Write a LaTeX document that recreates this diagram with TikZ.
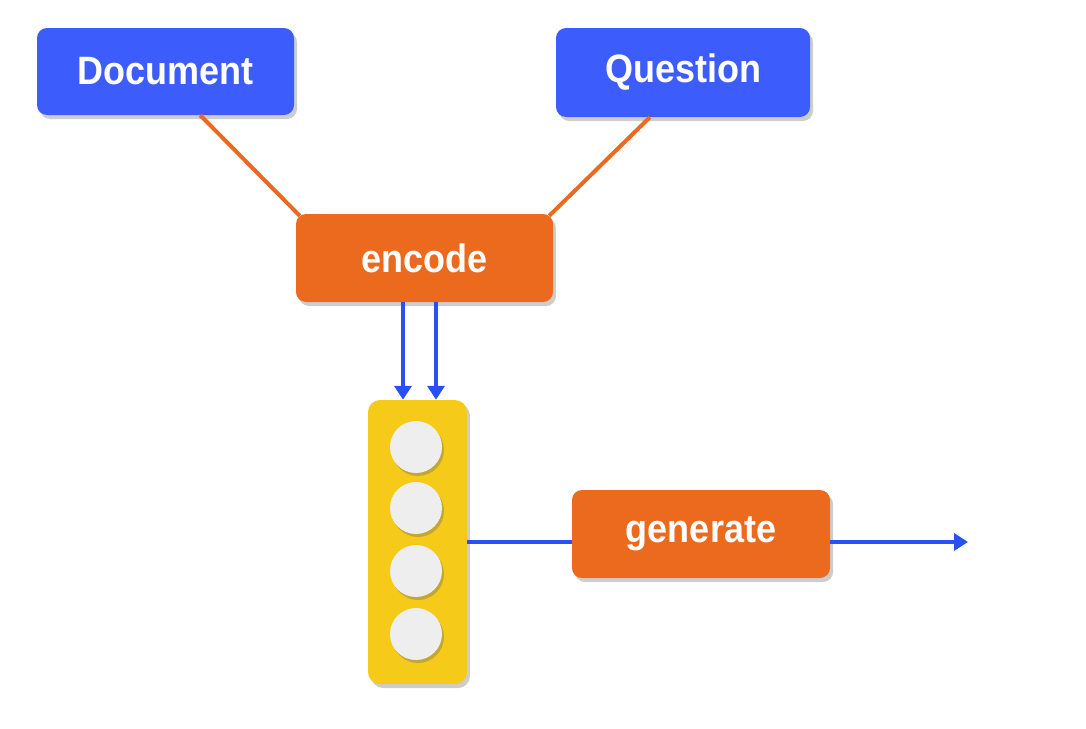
\documentclass[tikz,border=0pt]{standalone}
\usepackage{fontspec}
\setmainfont{Liberation Sans}
\usetikzlibrary{arrows.meta,shadows,calc}
\definecolor{boxblue}{RGB}{61,92,252}
\definecolor{boxorange}{RGB}{236,106,30}
\definecolor{baryellow}{RGB}{246,202,24}
\definecolor{cellgray}{RGB}{238,238,238}
\definecolor{arrowblue}{RGB}{40,80,245}
\tikzset{
  shadowed/.style={drop shadow={shadow xshift=3pt,shadow yshift=-4pt,opacity=0.28,fill=black!70}},
  bluebox/.style={shadowed,fill=boxblue,rounded corners=10pt,inner sep=0pt,text=white,font=\fontsize{36}{36}\selectfont\bfseries},
  orangebox/.style={shadowed,fill=boxorange,rounded corners=10pt,inner sep=0pt,text=white,font=\fontsize{36}{36}\selectfont\bfseries},
  barbox/.style={shadowed,fill=baryellow,rounded corners=12pt,inner sep=0pt},
  cell/.style={drop shadow={shadow xshift=2pt,shadow yshift=-3pt,opacity=0.35,fill=black!60},fill=cellgray,circle,inner sep=0pt,minimum size=52pt},
  orangeline/.style={draw=boxorange,line width=4pt},
  bluearrow/.style={draw=arrowblue,line width=4pt,-{Triangle[length=14pt,width=17pt]}},
  blueline/.style={draw=arrowblue,line width=4pt}
}
\newcommand{\stretchtxt}[1]{\scalebox{1}[1.1]{#1}}
\begin{document}
\begin{tikzpicture}[x=1pt,y=-1pt]
\useasboundingbox (0,0) rectangle (1086,728);
\node[bluebox,minimum width=257pt,minimum height=87pt] (doc) at (165.5,71.5) {\stretchtxt{Document}};
\node[bluebox,minimum width=254pt,minimum height=89pt] (ques) at (683,72.5) {\stretchtxt{Question}};
\node[orangebox,minimum width=257pt,minimum height=88pt] (enc) at (424.5,258) {\stretchtxt{encode}};
\node[barbox,minimum width=99pt,minimum height=284pt] (bar) at (417.5,542) {};
\node[cell] (c1) at (416,447) {};
\node[cell] (c2) at (416,508) {};
\node[cell] (c3) at (416,571) {};
\node[cell] (c4) at (416,634) {};
\node[orangebox,minimum width=258pt,minimum height=88pt] (gen) at (701,534) {\stretchtxt{generate}};
\coordinate (out) at (968,542);
\coordinate (a1) at ($(bar.north)+(-14.5,0)$);
\coordinate (a2) at ($(bar.north)+(18.5,0)$);
\draw[orangeline] ($(doc.south west)!0.635!(doc.south east)$) -- ($(enc.north west)+(4,2)$);
\draw[orangeline] ($(ques.south west)!0.37!(ques.south east)$) -- ($(enc.north east)+(-4,2)$);
\draw[bluearrow] (enc.south -| a1) -- (a1);
\draw[bluearrow] (enc.south -| a2) -- (a2);
\draw[blueline] (bar.east) -- (bar.east -| gen.west);
\draw[bluearrow] (gen.east |- out) -- (out);
\end{tikzpicture}
\end{document}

★ ★ ★ ★ ★ ★ ★

Problem statement>
Transcribe the whole listing exactly. Pictures are excluded.

Full solution>
Write a LaTeX document that recreates this diagram with TikZ.
\documentclass[tikz,border=0pt]{standalone}
\usepackage{fontspec}
\setmainfont{Liberation Sans}
\usetikzlibrary{arrows.meta,shadows,calc}
\definecolor{boxblue}{RGB}{61,92,252}
\definecolor{boxorange}{RGB}{236,106,30}
\definecolor{baryellow}{RGB}{246,202,24}
\definecolor{cellgray}{RGB}{238,238,238}
\definecolor{arrowblue}{RGB}{40,80,245}
\tikzset{
  shadowed/.style={drop shadow={shadow xshift=3pt,shadow yshift=-4pt,opacity=0.28,fill=black!70}},
  bluebox/.style={shadowed,fill=boxblue,rounded corners=10pt,inner sep=0pt,text=white,font=\fontsize{36}{36}\selectfont\bfseries},
  orangebox/.style={shadowed,fill=boxorange,rounded corners=10pt,inner sep=0pt,text=white,font=\fontsize{36}{36}\selectfont\bfseries},
  barbox/.style={shadowed,fill=baryellow,rounded corners=12pt,inner sep=0pt},
  cell/.style={drop shadow={shadow xshift=2pt,shadow yshift=-3pt,opacity=0.35,fill=black!60},fill=cellgray,circle,inner sep=0pt,minimum size=52pt},
  orangeline/.style={draw=boxorange,line width=4pt},
  bluearrow/.style={draw=arrowblue,line width=4pt,-{Triangle[length=14pt,width=17pt]}},
  blueline/.style={draw=arrowblue,line width=4pt}
}
\newcommand{\stretchtxt}[1]{\scalebox{1}[1.1]{#1}}
\begin{document}
\begin{tikzpicture}[x=1pt,y=-1pt]
\useasboundingbox (0,0) rectangle (1086,728);
\node[bluebox,minimum width=257pt,minimum height=87pt] (doc) at (165.5,71.5) {\stretchtxt{Document}};
\node[bluebox,minimum width=254pt,minimum height=89pt] (ques) at (683,72.5) {\stretchtxt{Question}};
\node[orangebox,minimum width=257pt,minimum height=88pt] (enc) at (424.5,258) {\stretchtxt{encode}};
\node[barbox,minimum width=99pt,minimum height=284pt] (bar) at (417.5,542) {};
\node[cell] (c1) at (416,447) {};
\node[cell] (c2) at (416,508) {};
\node[cell] (c3) at (416,571) {};
\node[cell] (c4) at (416,634) {};
\node[orangebox,minimum width=258pt,minimum height=88pt] (gen) at (701,534) {\stretchtxt{generate}};
\coordinate (out) at (968,542);
\coordinate (a1) at ($(bar.north)+(-14.5,0)$);
\coordinate (a2) at ($(bar.north)+(18.5,0)$);
\draw[orangeline] ($(doc.south west)!0.635!(doc.south east)$) -- ($(enc.north west)+(4,2)$);
\draw[orangeline] ($(ques.south west)!0.37!(ques.south east)$) -- ($(enc.north east)+(-4,2)$);
\draw[bluearrow] (enc.south -| a1) -- (a1);
\draw[bluearrow] (enc.south -| a2) -- (a2);
\draw[blueline] (bar.east) -- (bar.east -| gen.west);
\draw[bluearrow] (gen.east |- out) -- (out);
\end{tikzpicture}
\end{document}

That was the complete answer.